Confrontation is a tactical role-playing game developed by Cyanide and based on Rackham's miniatures game. The game is set in the fantasy universe of Aarklash, a continent riven by an unending war. The player follows a party of Akkylannian fighters in their quest to seek out and destroy the source of the latest threat posed by the Alchemists of Dirz. Their journey will take them through numerous settings with rich decors where they will encounter other races which populate the continent.

==Gameplay==
Confrontation aims to reproduce the tactical combat of heroic fantasy classics as Baldur's Gate. The party is made up of four characters, chosen by the player amongst 12 available classes. Various synergies are possible and any combination could work to succeed a mission. However, it is far more challenging with an unbalanced party.
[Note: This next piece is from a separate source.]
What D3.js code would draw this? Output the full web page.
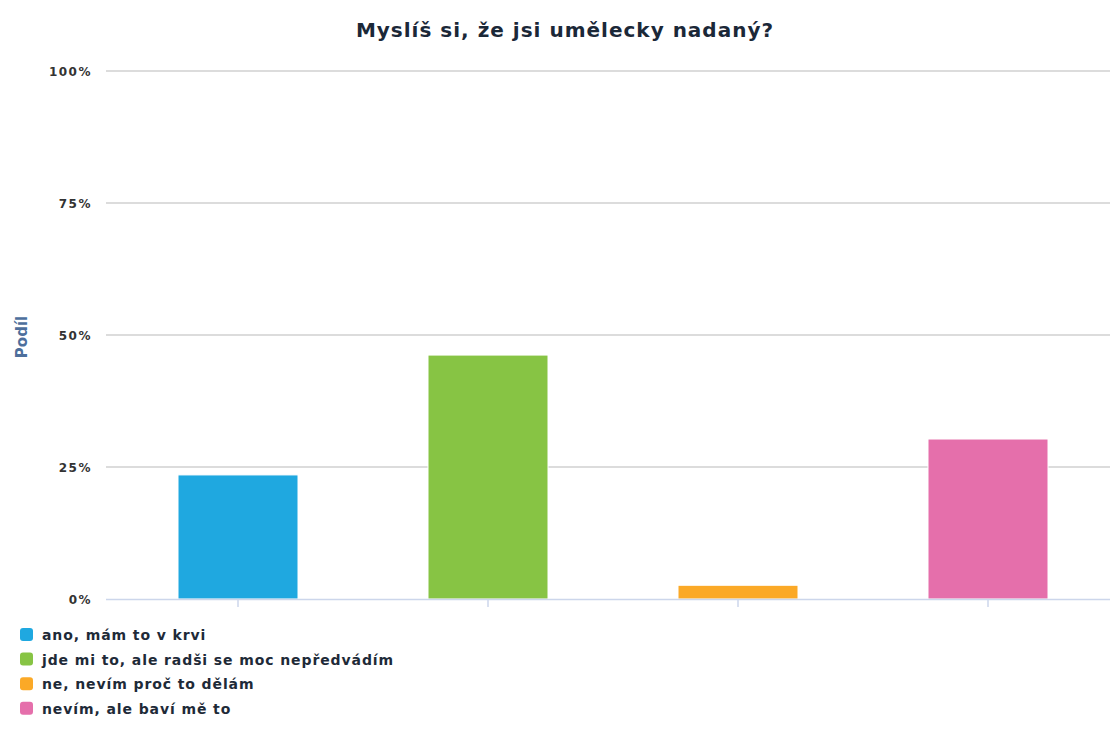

Four of Aarklash's factions are found in the game. The Akkylannian people built an empire whose aims are both religious and military. The Syhar are depraved scientists, specialized in alchemy and ungodly experiments. Their origins lie within the Empire of Akkylannie, but their quest to create the perfect being led them to be condemned for heresy and they were forced to flee. Seeking an army to protect themselves, the Syhars mixed goblin blood with that of men and created the Orcs. The union of Yllia, the Moon goddess, with the leader of a great pack of wolves, lead to the birth of the Wolfen. They are the protectors of nature and are guided only by their predatory instincts.

== Reception ==

The game received "mixed" reviews, according to video game review aggregator Metacritic.